I remember wondering, as a teenager, whether or not I was more cut out for being single or being in a relationship. At the same time, I was trying to figure out whether it was OK to be gay. I read a lot--and I read with interest a bunch of books that touched on these questions (some good books and some not-so-good ones, in retrospect). Consider this passage from Time Enough for Love by Robert A. Heinlein:
Copulation is spiritual in essence -- or it is merely friendly exercise. On second thought, strike out "merely." Copulation is not "merely"--even when it is just a happy pastime for two strangers. But copulation at its spiritual best is so much more than physical coupling that it is different in kind as well as in degree.If you've always thought Heinlein was a lightweight author, my commenting on this passage may seem like shooting fish in a barrel. One remark: Heinlein writes as if people all had the same needs, as if spending life alone ("condemned to wander", as he put it) were always inferior. (I also note that Heinlein isn't around for me to ask him just what he meant by "spiritual".)
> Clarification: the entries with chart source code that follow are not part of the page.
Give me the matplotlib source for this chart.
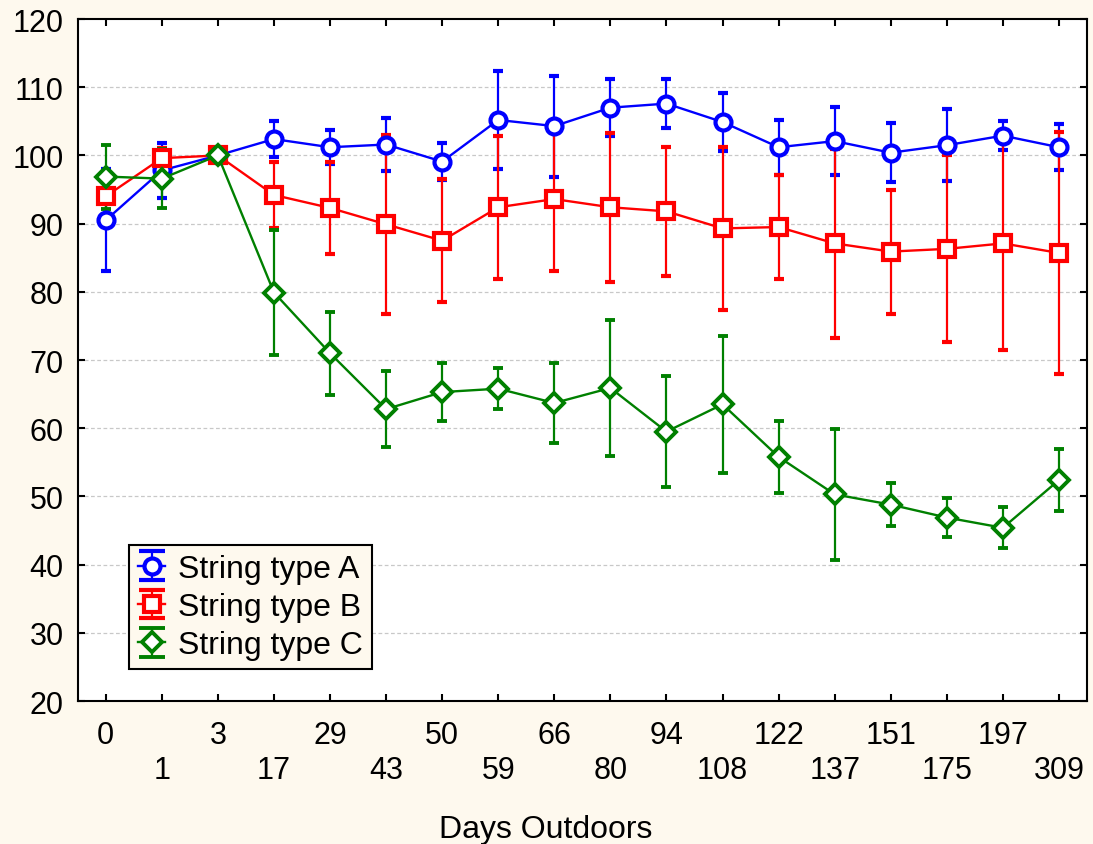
import matplotlib.pyplot as plt
from matplotlib.legend_handler import HandlerErrorbar
from matplotlib.lines import Line2D
from matplotlib.container import ErrorbarContainer
import numpy as np

# Days outdoors (categorical x axis)
days = ['0', '1', '3', '17', '29', '43', '50', '59', '66', '80',
        '94', '108', '122', '137', '151', '175', '197', '309']

# String type A
a_mean = [90.5, 97.8, 100.0, 102.4, 101.2, 101.6, 99.1, 105.2, 104.3, 107.0,
          107.6, 104.9, 101.2, 102.1, 100.4, 101.5, 102.9, 101.2]
a_err = [7.5, 4.0, 0.5, 2.6, 2.5, 3.9, 2.7, 7.2, 7.4, 4.2,
         3.6, 4.2, 4.0, 5.0, 4.3, 5.3, 2.1, 3.4]

# String type B
b_mean = [94.0, 99.6, 100.0, 94.2, 92.3, 89.9, 87.5, 92.4, 93.6, 92.4,
          91.8, 89.3, 89.5, 87.1, 85.9, 86.3, 87.1, 85.7]
b_err = [3.2, 1.5, 0.5, 4.8, 6.7, 13.1, 9.0, 10.5, 10.6, 10.9,
         9.5, 12.0, 7.6, 13.8, 9.1, 13.7, 15.6, 17.8]

# String type C
c_mean = [96.9, 96.6, 100.0, 79.9, 71.0, 62.8, 65.3, 65.8, 63.7, 65.9,
          59.5, 63.5, 55.8, 50.3, 48.8, 46.9, 45.4, 52.4]
c_err = [4.7, 4.3, 0.5, 9.1, 6.1, 5.6, 4.3, 3.0, 5.8, 10.0,
         8.1, 10.0, 5.3, 9.6, 3.1, 2.8, 3.0, 4.6]

plt.rcParams['font.family'] = ['Liberation Sans', 'DejaVu Sans']
bg = '#fef9ee'

fig = plt.figure(figsize=(10.93, 8.45), dpi=100, facecolor=bg)
ax = fig.add_axes([0.0711, 0.1692, 0.9234, 0.8071])
ax.set_facecolor('white')

x = np.arange(len(days))
series = [
    ('String type A', a_mean, a_err, '#0000ff', 'o', 11.5, 3.0),
    ('String type B', b_mean, b_err, '#ff0000', 's', 11.5, 3.0),
    ('String type C', c_mean, c_err, '#008000', 'D', 10, 2.8),
]
for label, m, e, col, mk, ms, mew in series:
    ax.errorbar(x, m, yerr=e, color=col, marker=mk, markersize=ms,
                markeredgewidth=mew, markerfacecolor='white',
                markeredgecolor=col, linewidth=1.7, elinewidth=1.6,
                capsize=3.5, capthick=2, label=label)

ax.set_xlim(-0.5, len(days) - 0.5)
ax.set_ylim(20, 120)
ax.set_yticks(np.arange(20, 121, 10))
ax.set_xticks(x)
ax.set_xticklabels([d if i % 2 == 0 else '\n' + d for i, d in enumerate(days)])

for yv in range(30, 120, 10):
    ax.axhline(yv, color='#c8c8c8', linewidth=0.9, linestyle=(0, (3, 2)), zorder=0)

ax.tick_params(direction='in', top=True, right=True, length=5, width=1.5,
               labelsize=22)
ax.tick_params(axis='x', pad=14)
ax.tick_params(axis='y', pad=10)
for s in ax.spines.values():
    s.set_linewidth(1.5)

ax.set_xlabel('Days Outdoors', fontsize=23)
ax.xaxis.set_label_coords(0.464, -0.166)


# wide caps in the legend, like the original
def wide_caps(handle, orig):
    handle.update_from(orig)
    if isinstance(orig, Line2D) and orig.get_marker() == '_':
        handle.set_markersize(19)


leg = ax.legend(loc='upper left', bbox_to_anchor=(0.051, 0.229), fontsize=23,
                frameon=True, fancybox=False, facecolor=bg, edgecolor='black',
                framealpha=1, handlelength=0.85, handletextpad=0.4,
                borderpad=0.28, labelspacing=0.26, borderaxespad=0,
                handler_map={ErrorbarContainer: HandlerErrorbar(xerr_size=0.45, update_func=wide_caps)})
leg.get_frame().set_linewidth(1.5)

fig.savefig('out.png', dpi=100, facecolor=bg)
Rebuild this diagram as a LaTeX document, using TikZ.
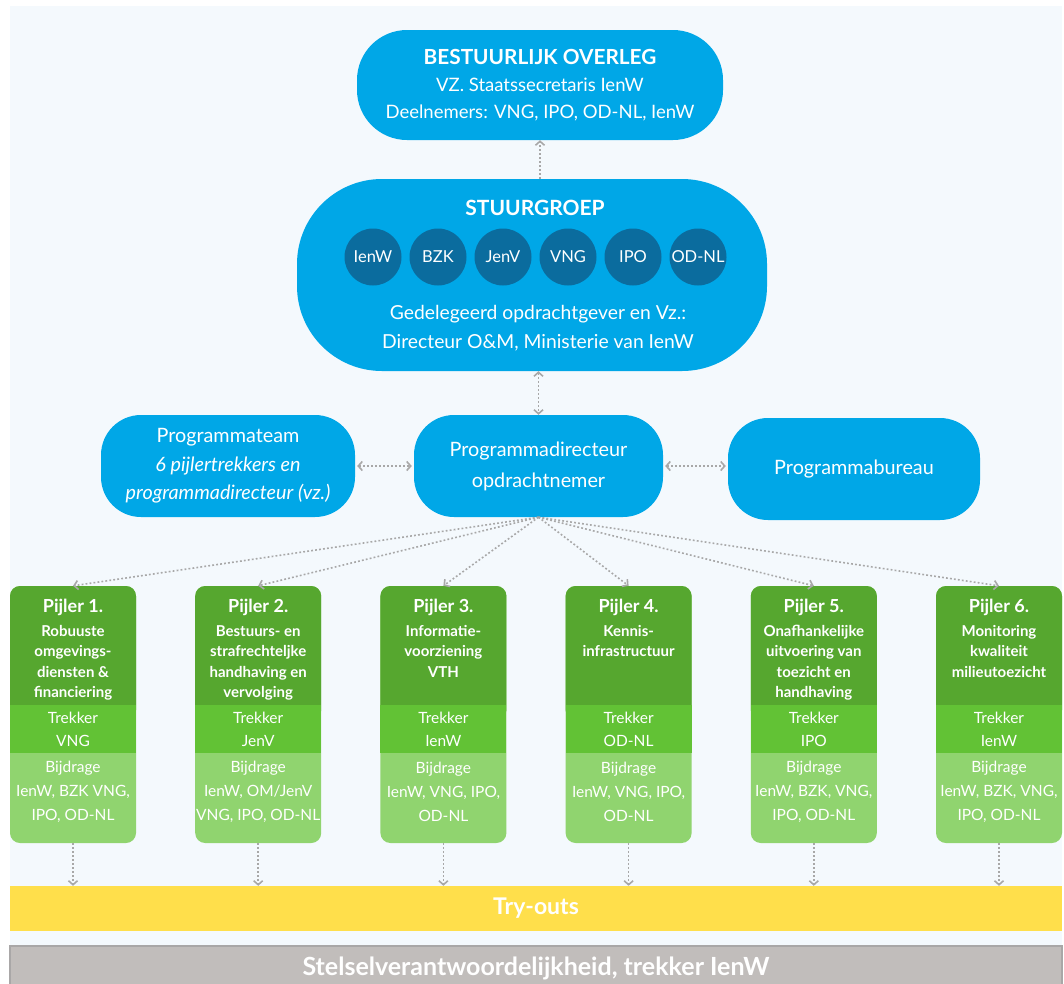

With all due respect for the joys and synergies of sex and love, I also recognize the potential for distraction. As Franklin Merrell-Wolff put it:
I am convinced that for most natures and perhaps for all, a certain degree of ascetic practice is necessary if the individual it to attain his highest possibilities. [...] Man wins power in any direction by concentration of effort in the appropriate sense, but this involves inevitably a suppression of diffused activity.Anyhow. I strained the flexor tendons in my left ring finger while climbing today. (I had a similar injury four summers ago, but in a different finger.) It feels like it'll take about two months to get back to near-normal. Until then, I'll climb with nine fingers.
I hurt the left ring finger this time. Feel free to interpret that symbolically if you like.